Forma spożywania alkoholu różni się zależnie od kraju, płci i jednostkowych tendencji. Choroby będące jego rezultatem nie są również zawsze takie same. W skali światowej, ponad 2 mld ludzi spożywało alkohol regularnie w 2016, z czego 63% stanowili mężczyźni.
„Średnie spożycie” odnosi się do standardowej dawki, zdefiniowanej w badaniu jako 10 gramów czystego alkoholu, konsumowanego codziennie, co przekłada się na:
- małą lampkę czerwonego wina (100 ml) o 13% zawartości alkoholu objętościowo
- puszkę lub butelkę piwa (375 ml) o 3,5% zawartości alkoholu objętościowo
- kieliszek whisky, wódki, rumu lub innego wyrobu spirtytusowego (30 ml) o 40% zawartości alkoholu objętościowo
„Standardowa dawka” różni się zależnie od kraju.

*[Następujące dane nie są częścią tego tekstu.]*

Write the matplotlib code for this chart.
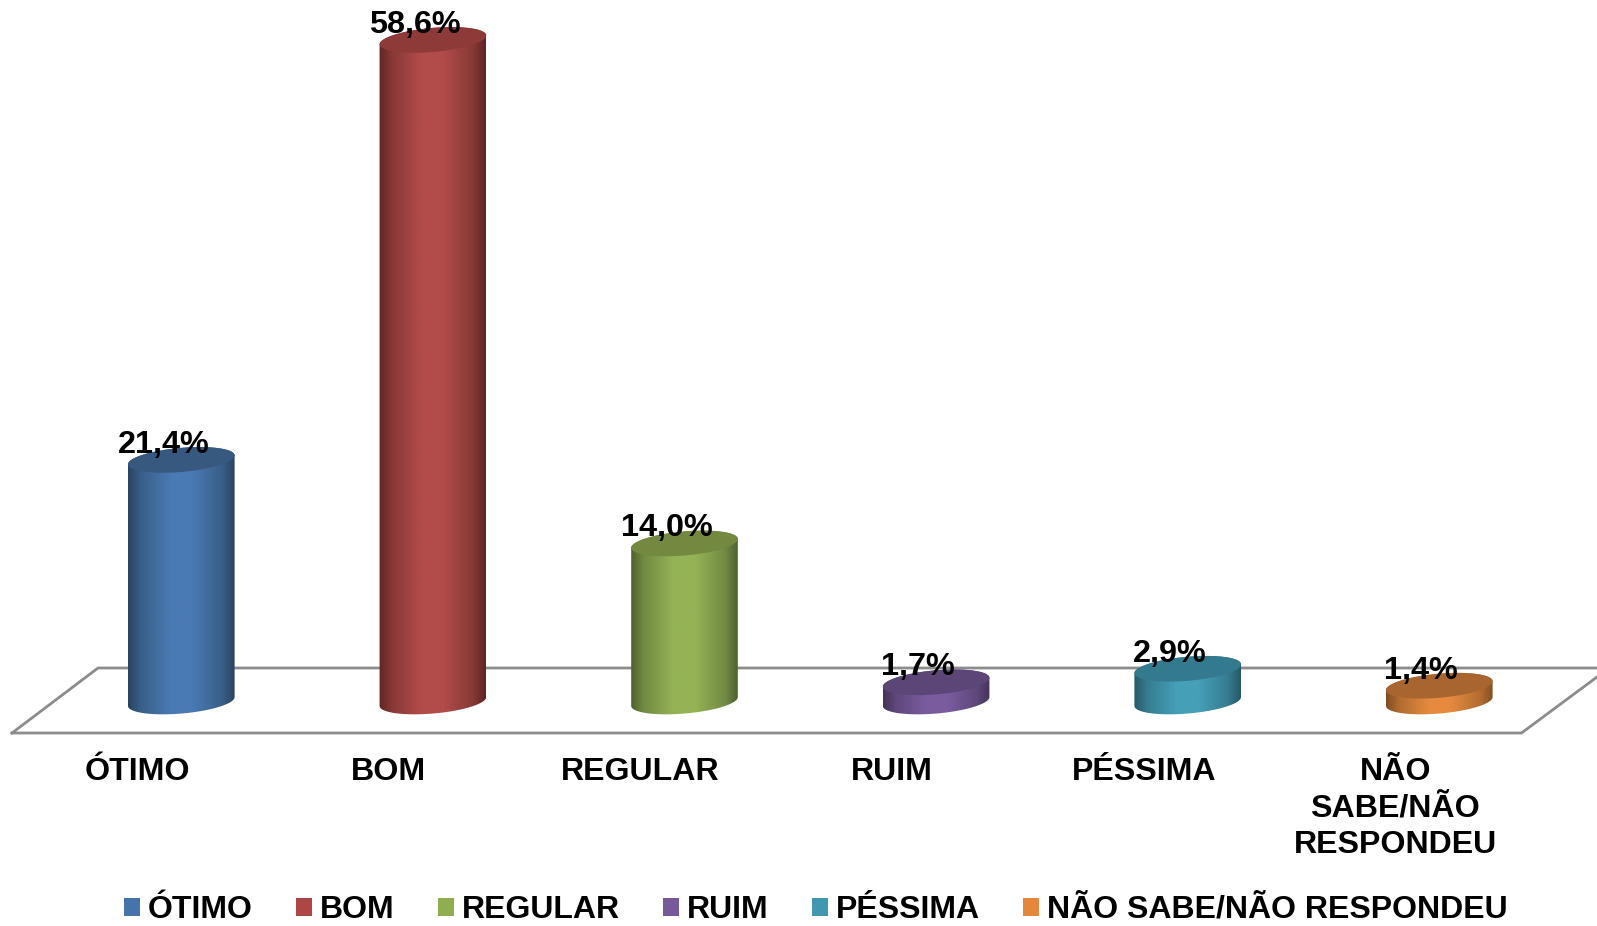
import numpy as np
import matplotlib
matplotlib.use("Agg")
import matplotlib.pyplot as plt
from matplotlib.colors import LinearSegmentedColormap, to_rgb
from matplotlib.patches import PathPatch, Patch, Polygon
from matplotlib.path import Path

categories = ["ÓTIMO", "BOM", "REGULAR", "RUIM", "PÉSSIMA", "NÃO SABE/NÃO RESPONDEU"]
tick_labels = ["ÓTIMO", "BOM", "REGULAR", "RUIM", "PÉSSIMA", "NÃO\nSABE/NÃO\nRESPONDEU"]
values = [21.4, 58.6, 14.0, 1.7, 2.9, 1.4]
value_labels = ["21,4%", "58,6%", "14,0%", "1,7%", "2,9%", "1,4%"]
base_colors = ["#4a7ab3", "#b14c4a", "#95b356", "#7a5c9e", "#45a0b8", "#e58a3f"]
edge_colors = ["#29435f", "#5e2523", "#4f6130", "#433357", "#265867", "#7f4d20"]
top_colors = ["#37587f", "#8d3a38", "#72893f", "#5c4577", "#347a8e", "#a9652f"]
legend_colors = ["#4573ab", "#ae4644", "#8fae50", "#75599a", "#4197b0", "#e3873c"]

W, H = 1597, 926
X0, DX = 181.3, 251.6      # pixel of first category, pixels per category
Y0, DY = 701.5, 11.29      # pixel of value 0, pixels per value unit
AX_BOTTOM = 733.0

plt.rcParams["font.family"] = ["Liberation Sans", "DejaVu Sans"]
plt.rcParams["font.weight"] = "bold"
FS = 23.1

fig = plt.figure(figsize=(W / 100, H / 100), dpi=100, facecolor="white")
ax = fig.add_axes([0, 1 - AX_BOTTOM / H, 1, AX_BOTTOM / H])
ax.set_xlim(-X0 / DX, (W - X0) / DX)
ax.set_ylim(-(AX_BOTTOM - Y0) / DY, Y0 / DY)
for s in ax.spines.values():
    s.set_visible(False)
ax.set_yticks([])
ax.set_xticks(np.arange(len(categories)) - 44 / DX)
ax.set_xticklabels(tick_labels, fontsize=FS, fontweight="bold", linespacing=1.28)
ax.tick_params(axis="x", length=0, pad=17.6)


def px(x, y):
    """Pixel position of the reference -> data position."""
    return (x - X0) / DX, (Y0 - y) / DY


# floor outline
floor_col = "#8c8c8c"
back = [px(12, 733), px(98, 668), px(1597, 668)]
front = [px(12, 733), px(1521.5, 733), px(1597, 677)]
ax.plot(*zip(*back), color=floor_col, lw=2.0, zorder=1, clip_on=False, solid_joinstyle="miter")
ax.plot(*zip(*front), color=floor_col, lw=2.0, zorder=1, clip_on=False, solid_joinstyle="miter")

A, B, TILT = 53.5, 12.0, np.radians(5.0)
T0 = -np.arctan(B * np.sin(TILT) / (A * np.cos(TILT)))


def ell(i, v, t):
    """Tilted ellipse outline around category i at value v, in data units."""
    dx = A * np.cos(t) * np.cos(TILT) - B * np.sin(t) * np.sin(TILT)
    dy = A * np.cos(t) * np.sin(TILT) + B * np.sin(t) * np.cos(TILT)
    return np.column_stack([i + dx / DX, v + dy / DY])


def mix(c1, c2, f):
    a, b = np.array(to_rgb(c1)), np.array(to_rgb(c2))
    return tuple(a + (b - a) * f)


for i, v in enumerate(values):
    e, b = edge_colors[i], base_colors[i]
    cmap = LinearSegmentedColormap.from_list(
        "c", [(0, e), (0.12, mix(e, b, 0.5)), (0.40, b), (0.60, b), (0.88, mix(e, b, 0.5)), (1, e)]
    )
    low = ell(i, 0, np.linspace(T0 - np.pi, T0, 60))
    up = ell(i, v, np.linspace(T0, T0 + np.pi, 60))
    pts = np.vstack([low, up, low[:1]])
    clip = PathPatch(Path(pts, closed=True), transform=ax.transData, fc="none", ec="none")
    ax.add_patch(clip)
    left, right = i - A / DX, i + A / DX
    img = ax.imshow(
        np.linspace(0, 1, 256).reshape(1, -1), cmap=cmap, aspect="auto",
        extent=[left, right, -30 / DY, v + 30 / DY], zorder=2, interpolation="bilinear",
    )
    img.set_clip_path(clip)
    ax.add_patch(Polygon(ell(i, v, np.linspace(0, 2 * np.pi, 120)), closed=True,
                         fc=top_colors[i], ec="none", zorder=3))
    ax.annotate(value_labels[i], (i, v), xytext=(-18 * 0.72, 7 * 0.72), textcoords="offset points",
                ha="center", va="baseline", fontsize=23.3, fontweight="bold", color="black", zorder=5)

ax.set_xlim(-X0 / DX, (W - X0) / DX)
ax.set_ylim(-(AX_BOTTOM - Y0) / DY, Y0 / DY)

handles = [Patch(facecolor=c, edgecolor="none", label=n) for c, n in zip(legend_colors, categories)]
fig.legend(handles=handles, loc="center", bbox_to_anchor=(816 / W, 1 - 910 / H), ncol=6, frameon=False,
           fontsize=23.0, handlelength=0.5, handleheight=0.5, handletextpad=0.24, columnspacing=1.36,
           borderpad=0, borderaxespad=0)

fig.savefig("out.png", dpi=100, facecolor="white")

W Wielkiej Brytanii jest to np. 8 gramów alkoholu, podczas gdy w Australii, USA czy Japonii jest to 10, 14 i 20 gramów.
Badanie było częścią corocznego pomiaru Globalnego Obciążenia Chorobowego (Global Burden of Disease), które tym razem porównało kondycję zdrowotną w 195 krajach pomiędzy 1990 i 2016 z podziałem na wiek i płeć.
Pomiar skupia na popularności picia alkoholu, współczynniku abstynencji, ilości konsumowanego alkoholu wśród pijących oraz umieralności i chorobach/obrażeniach związanych z alkoholem, wśród których wyróżnia się:
- choroby systemu sercowo-naczyniowego: migotanie przedsionków, trzepotanie serca, udar mózgu, udar niedokrwienny, nadciśnienie, dusznicę bolesną, a także kardiomiopatię alkoholową
- raka piersi, jelita grubego, wątroby, przełyku, krtani, warg, jamy ustnej i nosa
- inne choroby niezakaźne: alkoholową marskość wątroby, cukrzycę, padaczkę, zapalenie trzustki oraz zespół nadużywania alkoholu
- choroby zakaźne: infekcję dolnych dróg oddechowych i gruźlicę
- obrażenia ciała związane z przemocą wobec innych osób lub wobec samego siebie (samoobrażenia)
- obrażenia niecelowe: narażenie na czynniki mechaniczne, otrucie, podpalenie, oparzenie, utonięcie etc.
- obrażenia drogowe
Rozumiemy doskonale, że alkohol jest dzisiaj jedną z głównych przyczyn zgonów na świecie. Musimy działać szybko, by zapobiec milionom z nich, a możemy – powiedział redaktor The Lancet, Richard Horton.
Badanie skorzystało z 694 materiałów na temat spożycia alkoholu, jak również z 592 wcześniejszych badań retrospektywnych. Włączyło się do niego ponad 500 naukowców z 40 krajów.
Na liście krajów, w których odsetek umieralności spowodowanej konsumpcją alkoholu jest najniższy, znalazły się głównie kraje Bliskiego Wschodu: Kuwejt, Iran, Palestyna, Libia, Arabia Saudyjska, Jemen, Jordania i Syria, a tuż za nimi Malediwy i Singapur.
Kraje, w których alkohol powoduje najwięcej zgonów, położone są zaś głównie w Europie Wschodniej i w Azji. Są to: Rosja, Ukraina, Litwa, Białoruś, Mongolia, Łotwa i Kazachstan. Tuż za nimi plasują się trzy kraje afrykańskie: Lesotho, Burundi i Republika Środkowoafrykańska.